Objective: Return the lines from the one with "Clone this chart" through the one with "import * as", exactly as they appear and with no pictures.

++++++++++

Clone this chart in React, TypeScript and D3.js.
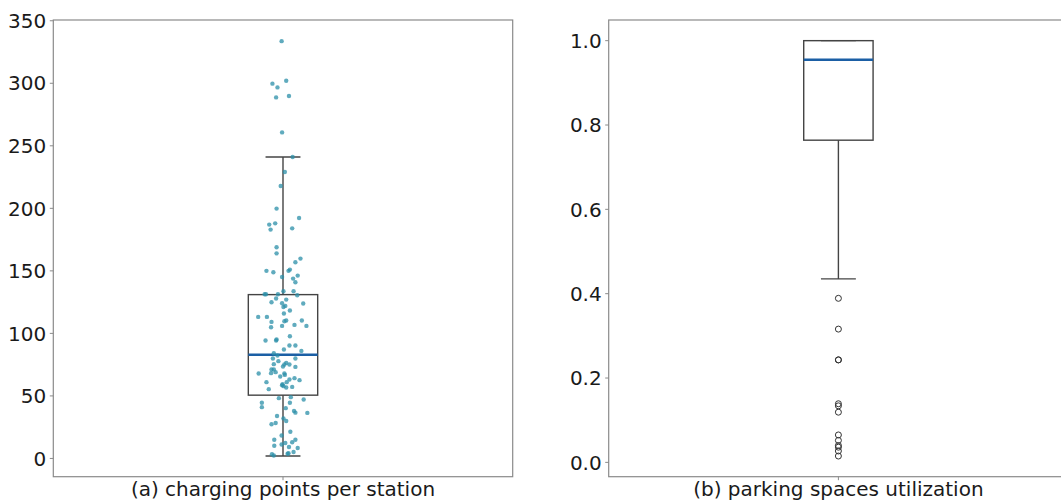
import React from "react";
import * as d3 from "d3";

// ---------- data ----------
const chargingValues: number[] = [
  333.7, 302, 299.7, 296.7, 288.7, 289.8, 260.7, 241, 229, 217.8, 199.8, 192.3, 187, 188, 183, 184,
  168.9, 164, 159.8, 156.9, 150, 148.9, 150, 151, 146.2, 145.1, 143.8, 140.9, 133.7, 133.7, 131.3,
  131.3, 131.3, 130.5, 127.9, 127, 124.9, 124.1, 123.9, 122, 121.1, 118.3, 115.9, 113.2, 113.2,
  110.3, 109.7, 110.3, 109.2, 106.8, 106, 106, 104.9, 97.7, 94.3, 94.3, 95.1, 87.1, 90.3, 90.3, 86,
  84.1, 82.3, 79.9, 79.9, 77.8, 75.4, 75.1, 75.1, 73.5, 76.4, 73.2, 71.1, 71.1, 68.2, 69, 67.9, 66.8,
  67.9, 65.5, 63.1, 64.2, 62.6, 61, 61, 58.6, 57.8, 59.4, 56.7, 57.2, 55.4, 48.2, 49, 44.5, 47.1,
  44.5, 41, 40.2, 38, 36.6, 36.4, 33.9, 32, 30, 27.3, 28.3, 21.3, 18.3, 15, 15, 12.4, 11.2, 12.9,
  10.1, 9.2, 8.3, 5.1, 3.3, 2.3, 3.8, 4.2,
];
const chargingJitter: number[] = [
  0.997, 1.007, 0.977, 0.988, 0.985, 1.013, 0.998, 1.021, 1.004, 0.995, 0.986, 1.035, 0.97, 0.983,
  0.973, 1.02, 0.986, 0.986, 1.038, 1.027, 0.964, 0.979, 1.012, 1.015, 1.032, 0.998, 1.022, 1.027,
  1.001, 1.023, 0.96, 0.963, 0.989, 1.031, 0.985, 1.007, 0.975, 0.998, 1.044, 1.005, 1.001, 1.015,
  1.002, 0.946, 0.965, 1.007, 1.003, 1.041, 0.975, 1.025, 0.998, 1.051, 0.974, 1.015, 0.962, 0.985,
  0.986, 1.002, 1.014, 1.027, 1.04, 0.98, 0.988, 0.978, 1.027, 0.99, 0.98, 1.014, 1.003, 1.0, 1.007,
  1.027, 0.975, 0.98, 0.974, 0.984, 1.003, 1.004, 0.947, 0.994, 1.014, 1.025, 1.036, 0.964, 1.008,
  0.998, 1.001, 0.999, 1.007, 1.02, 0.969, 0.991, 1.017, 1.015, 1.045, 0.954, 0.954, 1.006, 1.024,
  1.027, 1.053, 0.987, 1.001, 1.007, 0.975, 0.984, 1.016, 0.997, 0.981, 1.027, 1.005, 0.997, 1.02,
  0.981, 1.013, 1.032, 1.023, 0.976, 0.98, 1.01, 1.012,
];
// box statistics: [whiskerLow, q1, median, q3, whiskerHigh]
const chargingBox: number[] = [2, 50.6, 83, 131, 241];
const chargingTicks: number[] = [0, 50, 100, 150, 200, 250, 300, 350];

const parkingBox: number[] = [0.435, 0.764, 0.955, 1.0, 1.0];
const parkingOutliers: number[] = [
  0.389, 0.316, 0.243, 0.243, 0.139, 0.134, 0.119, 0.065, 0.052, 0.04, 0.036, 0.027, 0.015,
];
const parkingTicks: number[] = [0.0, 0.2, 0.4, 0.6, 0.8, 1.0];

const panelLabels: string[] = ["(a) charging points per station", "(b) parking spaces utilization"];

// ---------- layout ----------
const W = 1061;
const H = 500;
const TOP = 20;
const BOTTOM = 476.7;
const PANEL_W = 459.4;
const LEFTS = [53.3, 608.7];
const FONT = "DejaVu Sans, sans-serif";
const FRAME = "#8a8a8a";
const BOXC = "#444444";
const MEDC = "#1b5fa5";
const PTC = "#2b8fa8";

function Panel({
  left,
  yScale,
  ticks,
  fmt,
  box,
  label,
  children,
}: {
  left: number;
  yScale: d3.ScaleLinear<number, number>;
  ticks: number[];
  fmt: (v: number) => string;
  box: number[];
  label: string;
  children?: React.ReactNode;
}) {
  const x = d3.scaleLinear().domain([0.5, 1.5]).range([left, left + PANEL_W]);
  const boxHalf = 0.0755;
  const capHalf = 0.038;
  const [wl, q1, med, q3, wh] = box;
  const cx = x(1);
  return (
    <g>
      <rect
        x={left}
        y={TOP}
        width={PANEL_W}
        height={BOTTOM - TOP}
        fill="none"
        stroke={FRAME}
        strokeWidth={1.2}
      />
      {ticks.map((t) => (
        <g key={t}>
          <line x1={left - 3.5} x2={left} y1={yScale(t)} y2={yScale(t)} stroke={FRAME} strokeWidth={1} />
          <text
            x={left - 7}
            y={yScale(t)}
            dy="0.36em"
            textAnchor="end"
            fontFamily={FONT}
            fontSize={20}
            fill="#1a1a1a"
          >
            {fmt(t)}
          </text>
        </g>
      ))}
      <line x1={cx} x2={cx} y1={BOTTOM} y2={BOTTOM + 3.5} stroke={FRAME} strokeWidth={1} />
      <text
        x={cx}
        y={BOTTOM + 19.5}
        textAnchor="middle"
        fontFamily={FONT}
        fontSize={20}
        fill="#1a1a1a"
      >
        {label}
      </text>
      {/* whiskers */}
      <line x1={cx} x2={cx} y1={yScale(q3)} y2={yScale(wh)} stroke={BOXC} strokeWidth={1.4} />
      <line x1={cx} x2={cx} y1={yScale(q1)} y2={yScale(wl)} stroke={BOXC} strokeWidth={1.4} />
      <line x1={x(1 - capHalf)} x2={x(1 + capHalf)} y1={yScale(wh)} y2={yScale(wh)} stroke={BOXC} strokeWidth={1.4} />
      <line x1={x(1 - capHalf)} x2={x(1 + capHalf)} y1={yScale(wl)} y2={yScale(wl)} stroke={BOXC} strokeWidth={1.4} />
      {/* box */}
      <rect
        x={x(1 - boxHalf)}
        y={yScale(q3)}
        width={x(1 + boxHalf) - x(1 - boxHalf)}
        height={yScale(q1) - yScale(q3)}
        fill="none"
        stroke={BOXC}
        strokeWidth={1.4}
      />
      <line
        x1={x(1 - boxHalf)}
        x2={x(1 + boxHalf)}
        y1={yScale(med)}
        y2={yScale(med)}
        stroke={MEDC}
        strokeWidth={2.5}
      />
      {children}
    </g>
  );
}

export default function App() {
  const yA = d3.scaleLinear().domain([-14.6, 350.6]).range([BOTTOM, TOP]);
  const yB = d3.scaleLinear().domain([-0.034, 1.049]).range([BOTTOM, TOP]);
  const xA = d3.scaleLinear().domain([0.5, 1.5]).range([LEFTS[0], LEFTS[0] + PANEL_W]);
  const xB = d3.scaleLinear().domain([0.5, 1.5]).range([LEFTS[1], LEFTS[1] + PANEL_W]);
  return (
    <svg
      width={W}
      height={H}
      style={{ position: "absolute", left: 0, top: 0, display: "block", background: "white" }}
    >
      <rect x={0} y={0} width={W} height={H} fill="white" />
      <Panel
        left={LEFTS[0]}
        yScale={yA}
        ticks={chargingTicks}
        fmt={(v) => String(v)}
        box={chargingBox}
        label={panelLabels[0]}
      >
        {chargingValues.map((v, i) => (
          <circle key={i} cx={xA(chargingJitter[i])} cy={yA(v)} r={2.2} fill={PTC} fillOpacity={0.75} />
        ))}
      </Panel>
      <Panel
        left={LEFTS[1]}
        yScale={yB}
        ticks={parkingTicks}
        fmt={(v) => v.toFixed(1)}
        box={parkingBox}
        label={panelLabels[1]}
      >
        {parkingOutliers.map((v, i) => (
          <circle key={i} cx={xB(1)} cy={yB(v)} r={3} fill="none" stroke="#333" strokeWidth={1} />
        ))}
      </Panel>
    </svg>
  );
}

++++++++++

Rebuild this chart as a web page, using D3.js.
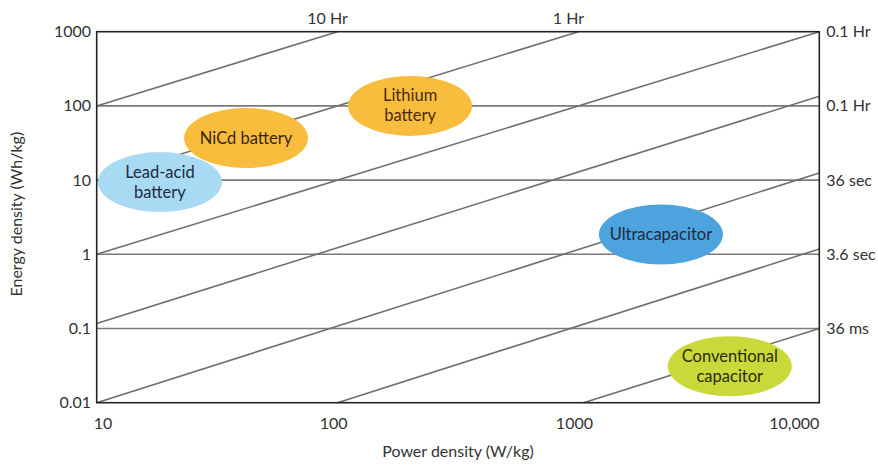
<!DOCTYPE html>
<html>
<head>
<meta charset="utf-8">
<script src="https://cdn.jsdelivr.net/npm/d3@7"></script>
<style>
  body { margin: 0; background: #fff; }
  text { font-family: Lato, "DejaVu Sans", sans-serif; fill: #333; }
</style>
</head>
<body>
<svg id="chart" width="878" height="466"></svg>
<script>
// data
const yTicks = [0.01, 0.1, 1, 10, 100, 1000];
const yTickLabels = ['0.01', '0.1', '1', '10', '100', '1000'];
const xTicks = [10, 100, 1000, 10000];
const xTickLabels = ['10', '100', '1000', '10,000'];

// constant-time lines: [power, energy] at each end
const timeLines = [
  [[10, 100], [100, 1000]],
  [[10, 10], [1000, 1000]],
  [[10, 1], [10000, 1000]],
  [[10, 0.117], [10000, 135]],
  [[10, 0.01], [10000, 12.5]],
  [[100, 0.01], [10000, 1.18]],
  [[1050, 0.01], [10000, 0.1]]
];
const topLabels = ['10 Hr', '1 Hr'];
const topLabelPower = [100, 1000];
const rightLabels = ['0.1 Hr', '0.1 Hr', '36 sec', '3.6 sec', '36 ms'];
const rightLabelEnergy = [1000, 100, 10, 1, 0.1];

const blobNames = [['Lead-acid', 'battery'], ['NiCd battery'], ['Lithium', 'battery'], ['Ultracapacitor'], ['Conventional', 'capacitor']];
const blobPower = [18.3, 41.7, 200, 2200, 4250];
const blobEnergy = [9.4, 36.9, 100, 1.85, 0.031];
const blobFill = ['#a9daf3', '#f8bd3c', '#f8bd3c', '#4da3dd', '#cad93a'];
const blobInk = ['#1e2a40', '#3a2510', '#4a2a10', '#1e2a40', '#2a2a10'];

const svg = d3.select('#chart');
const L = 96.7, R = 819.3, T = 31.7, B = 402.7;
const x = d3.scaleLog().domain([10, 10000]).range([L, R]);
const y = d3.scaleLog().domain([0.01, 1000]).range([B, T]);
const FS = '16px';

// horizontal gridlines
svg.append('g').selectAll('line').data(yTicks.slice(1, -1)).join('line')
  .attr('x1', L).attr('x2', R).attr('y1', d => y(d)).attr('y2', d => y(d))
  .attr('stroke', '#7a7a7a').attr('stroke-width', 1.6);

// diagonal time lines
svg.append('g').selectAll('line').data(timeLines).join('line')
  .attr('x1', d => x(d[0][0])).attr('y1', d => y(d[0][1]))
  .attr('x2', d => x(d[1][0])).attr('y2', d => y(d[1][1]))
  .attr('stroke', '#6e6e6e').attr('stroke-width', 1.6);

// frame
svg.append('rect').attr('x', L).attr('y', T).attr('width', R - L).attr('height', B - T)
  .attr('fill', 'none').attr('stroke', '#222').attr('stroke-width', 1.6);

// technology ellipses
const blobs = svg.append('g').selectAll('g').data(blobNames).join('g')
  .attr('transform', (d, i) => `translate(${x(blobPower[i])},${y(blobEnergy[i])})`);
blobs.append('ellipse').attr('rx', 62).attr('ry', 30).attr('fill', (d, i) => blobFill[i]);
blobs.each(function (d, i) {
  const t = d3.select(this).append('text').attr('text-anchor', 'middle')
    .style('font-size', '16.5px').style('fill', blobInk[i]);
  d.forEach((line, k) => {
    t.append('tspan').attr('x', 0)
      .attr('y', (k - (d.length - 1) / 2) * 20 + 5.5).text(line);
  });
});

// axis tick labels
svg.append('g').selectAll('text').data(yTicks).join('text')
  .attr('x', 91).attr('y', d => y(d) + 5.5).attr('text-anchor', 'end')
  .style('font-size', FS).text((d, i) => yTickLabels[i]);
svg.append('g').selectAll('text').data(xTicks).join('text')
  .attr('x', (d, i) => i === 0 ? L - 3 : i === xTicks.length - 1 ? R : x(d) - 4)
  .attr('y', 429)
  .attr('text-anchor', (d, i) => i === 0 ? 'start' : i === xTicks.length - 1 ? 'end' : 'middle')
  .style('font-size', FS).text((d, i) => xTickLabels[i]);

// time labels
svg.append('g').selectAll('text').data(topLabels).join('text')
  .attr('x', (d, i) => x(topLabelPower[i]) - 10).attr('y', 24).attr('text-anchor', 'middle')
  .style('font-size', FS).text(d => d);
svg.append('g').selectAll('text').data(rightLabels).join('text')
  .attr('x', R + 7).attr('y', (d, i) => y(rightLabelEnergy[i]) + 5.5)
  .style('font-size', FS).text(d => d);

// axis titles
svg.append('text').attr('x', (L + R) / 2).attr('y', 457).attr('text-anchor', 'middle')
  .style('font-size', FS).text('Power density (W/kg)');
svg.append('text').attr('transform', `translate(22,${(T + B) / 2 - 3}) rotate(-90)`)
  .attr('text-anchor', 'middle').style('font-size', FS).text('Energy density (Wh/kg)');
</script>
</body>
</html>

++++++++++

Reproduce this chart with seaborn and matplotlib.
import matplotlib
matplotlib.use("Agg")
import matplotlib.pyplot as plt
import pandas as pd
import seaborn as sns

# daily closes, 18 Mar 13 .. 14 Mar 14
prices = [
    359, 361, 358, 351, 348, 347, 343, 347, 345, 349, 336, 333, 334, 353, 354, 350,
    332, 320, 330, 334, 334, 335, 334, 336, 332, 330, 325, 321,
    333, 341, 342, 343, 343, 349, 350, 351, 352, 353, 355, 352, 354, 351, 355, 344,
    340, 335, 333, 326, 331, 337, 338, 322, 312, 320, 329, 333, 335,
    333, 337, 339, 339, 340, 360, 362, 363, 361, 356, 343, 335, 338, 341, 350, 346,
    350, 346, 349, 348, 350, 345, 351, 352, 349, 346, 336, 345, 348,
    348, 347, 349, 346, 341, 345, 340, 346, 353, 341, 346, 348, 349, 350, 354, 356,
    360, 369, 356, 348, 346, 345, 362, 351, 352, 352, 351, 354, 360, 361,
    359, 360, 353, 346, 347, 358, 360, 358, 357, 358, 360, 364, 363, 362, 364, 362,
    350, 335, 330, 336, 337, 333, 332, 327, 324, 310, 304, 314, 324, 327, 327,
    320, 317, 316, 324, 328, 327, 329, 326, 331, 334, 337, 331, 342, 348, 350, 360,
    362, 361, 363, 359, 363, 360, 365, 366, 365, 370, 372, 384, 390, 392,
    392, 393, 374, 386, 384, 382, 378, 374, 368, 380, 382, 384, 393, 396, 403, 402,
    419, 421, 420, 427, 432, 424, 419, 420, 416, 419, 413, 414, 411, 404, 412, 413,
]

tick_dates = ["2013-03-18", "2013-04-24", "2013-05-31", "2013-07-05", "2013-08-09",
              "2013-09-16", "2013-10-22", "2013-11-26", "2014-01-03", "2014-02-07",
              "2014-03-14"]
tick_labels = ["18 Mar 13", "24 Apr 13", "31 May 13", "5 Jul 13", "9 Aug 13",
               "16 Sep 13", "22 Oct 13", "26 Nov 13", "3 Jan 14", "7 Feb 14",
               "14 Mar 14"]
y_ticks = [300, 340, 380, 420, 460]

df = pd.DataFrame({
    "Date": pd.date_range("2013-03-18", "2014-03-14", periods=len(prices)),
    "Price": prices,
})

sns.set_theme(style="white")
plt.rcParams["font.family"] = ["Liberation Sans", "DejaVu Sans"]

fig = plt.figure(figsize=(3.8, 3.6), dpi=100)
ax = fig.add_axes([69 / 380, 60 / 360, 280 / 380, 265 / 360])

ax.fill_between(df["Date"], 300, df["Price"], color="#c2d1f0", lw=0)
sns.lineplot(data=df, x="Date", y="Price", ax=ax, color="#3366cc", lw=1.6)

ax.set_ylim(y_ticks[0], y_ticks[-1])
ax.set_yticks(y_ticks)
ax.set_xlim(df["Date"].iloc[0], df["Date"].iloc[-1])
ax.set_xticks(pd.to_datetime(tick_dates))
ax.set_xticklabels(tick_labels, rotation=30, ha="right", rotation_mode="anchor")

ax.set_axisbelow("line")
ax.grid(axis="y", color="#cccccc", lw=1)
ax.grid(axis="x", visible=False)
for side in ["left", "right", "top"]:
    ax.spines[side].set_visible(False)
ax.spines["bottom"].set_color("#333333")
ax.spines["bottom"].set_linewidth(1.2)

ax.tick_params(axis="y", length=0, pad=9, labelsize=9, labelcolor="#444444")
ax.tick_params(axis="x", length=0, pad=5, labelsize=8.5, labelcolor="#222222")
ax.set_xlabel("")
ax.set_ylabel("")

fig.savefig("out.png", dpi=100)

++++++++++

Solution for this problem:
Clone this chart in React, TypeScript and D3.js.
import React from "react";
import * as d3 from "d3";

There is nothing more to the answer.